** start of Supplied data **

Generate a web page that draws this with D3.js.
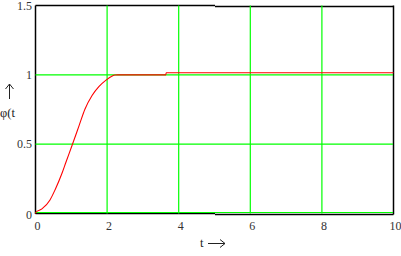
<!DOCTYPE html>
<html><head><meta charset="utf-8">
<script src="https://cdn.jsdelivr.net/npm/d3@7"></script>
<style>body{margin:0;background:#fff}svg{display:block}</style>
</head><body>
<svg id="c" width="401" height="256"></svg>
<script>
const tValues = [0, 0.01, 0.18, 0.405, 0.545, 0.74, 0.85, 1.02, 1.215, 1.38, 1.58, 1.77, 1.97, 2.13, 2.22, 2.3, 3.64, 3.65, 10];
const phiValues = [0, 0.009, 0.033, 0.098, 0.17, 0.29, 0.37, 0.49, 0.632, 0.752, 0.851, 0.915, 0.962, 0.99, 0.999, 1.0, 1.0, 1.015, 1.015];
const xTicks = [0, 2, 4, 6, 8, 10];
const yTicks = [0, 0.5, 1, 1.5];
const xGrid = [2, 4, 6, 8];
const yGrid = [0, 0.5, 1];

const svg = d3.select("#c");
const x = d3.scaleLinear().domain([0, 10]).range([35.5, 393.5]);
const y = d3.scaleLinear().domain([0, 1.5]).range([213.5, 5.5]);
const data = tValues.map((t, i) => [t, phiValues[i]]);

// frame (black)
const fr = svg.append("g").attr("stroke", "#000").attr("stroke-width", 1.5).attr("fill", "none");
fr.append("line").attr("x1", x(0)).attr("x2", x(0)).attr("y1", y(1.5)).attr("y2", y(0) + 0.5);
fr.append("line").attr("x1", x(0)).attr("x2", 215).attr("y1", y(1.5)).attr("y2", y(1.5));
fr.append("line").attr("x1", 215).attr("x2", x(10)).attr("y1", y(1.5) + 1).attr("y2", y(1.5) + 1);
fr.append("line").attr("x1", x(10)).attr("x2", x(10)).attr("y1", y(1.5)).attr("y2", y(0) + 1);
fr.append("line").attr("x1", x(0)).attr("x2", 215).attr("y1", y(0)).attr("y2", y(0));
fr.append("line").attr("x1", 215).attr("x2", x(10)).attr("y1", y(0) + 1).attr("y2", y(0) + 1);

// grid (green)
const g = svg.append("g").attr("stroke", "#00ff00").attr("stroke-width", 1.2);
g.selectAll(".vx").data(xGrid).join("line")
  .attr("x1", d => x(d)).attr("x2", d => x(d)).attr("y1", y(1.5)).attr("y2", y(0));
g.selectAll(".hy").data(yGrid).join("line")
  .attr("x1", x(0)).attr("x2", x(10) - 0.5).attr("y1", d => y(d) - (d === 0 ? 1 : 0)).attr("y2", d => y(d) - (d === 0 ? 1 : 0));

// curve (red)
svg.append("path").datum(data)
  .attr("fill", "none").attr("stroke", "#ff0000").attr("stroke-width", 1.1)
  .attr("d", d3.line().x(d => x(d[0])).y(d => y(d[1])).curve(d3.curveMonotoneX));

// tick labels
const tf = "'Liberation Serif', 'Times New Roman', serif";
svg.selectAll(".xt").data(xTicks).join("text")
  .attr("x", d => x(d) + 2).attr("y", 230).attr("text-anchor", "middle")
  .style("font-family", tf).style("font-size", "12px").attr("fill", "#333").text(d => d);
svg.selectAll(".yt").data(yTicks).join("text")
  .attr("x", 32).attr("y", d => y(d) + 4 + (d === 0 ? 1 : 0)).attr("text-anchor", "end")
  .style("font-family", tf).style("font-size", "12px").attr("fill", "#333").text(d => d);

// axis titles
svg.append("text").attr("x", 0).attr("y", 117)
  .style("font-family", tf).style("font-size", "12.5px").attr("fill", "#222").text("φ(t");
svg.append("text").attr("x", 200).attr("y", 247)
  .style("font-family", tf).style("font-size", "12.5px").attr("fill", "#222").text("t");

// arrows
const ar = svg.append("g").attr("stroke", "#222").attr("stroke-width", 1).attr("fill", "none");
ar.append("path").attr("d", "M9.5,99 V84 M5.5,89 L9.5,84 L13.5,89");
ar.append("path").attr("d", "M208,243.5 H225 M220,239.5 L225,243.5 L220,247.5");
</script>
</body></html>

** end of Supplied data **

- _Objective_: From the first line above through the line containing "const data = tValues.map((t, i)", copy everything exactly, without the pictures.

- _Reply to the task_:
Generate a web page that draws this with D3.js.
<!DOCTYPE html>
<html><head><meta charset="utf-8">
<script src="https://cdn.jsdelivr.net/npm/d3@7"></script>
<style>body{margin:0;background:#fff}svg{display:block}</style>
</head><body>
<svg id="c" width="401" height="256"></svg>
<script>
const tValues = [0, 0.01, 0.18, 0.405, 0.545, 0.74, 0.85, 1.02, 1.215, 1.38, 1.58, 1.77, 1.97, 2.13, 2.22, 2.3, 3.64, 3.65, 10];
const phiValues = [0, 0.009, 0.033, 0.098, 0.17, 0.29, 0.37, 0.49, 0.632, 0.752, 0.851, 0.915, 0.962, 0.99, 0.999, 1.0, 1.0, 1.015, 1.015];
const xTicks = [0, 2, 4, 6, 8, 10];
const yTicks = [0, 0.5, 1, 1.5];
const xGrid = [2, 4, 6, 8];
const yGrid = [0, 0.5, 1];

const svg = d3.select("#c");
const x = d3.scaleLinear().domain([0, 10]).range([35.5, 393.5]);
const y = d3.scaleLinear().domain([0, 1.5]).range([213.5, 5.5]);
const data = tValues.map((t, i) => [t, phiValues[i]]);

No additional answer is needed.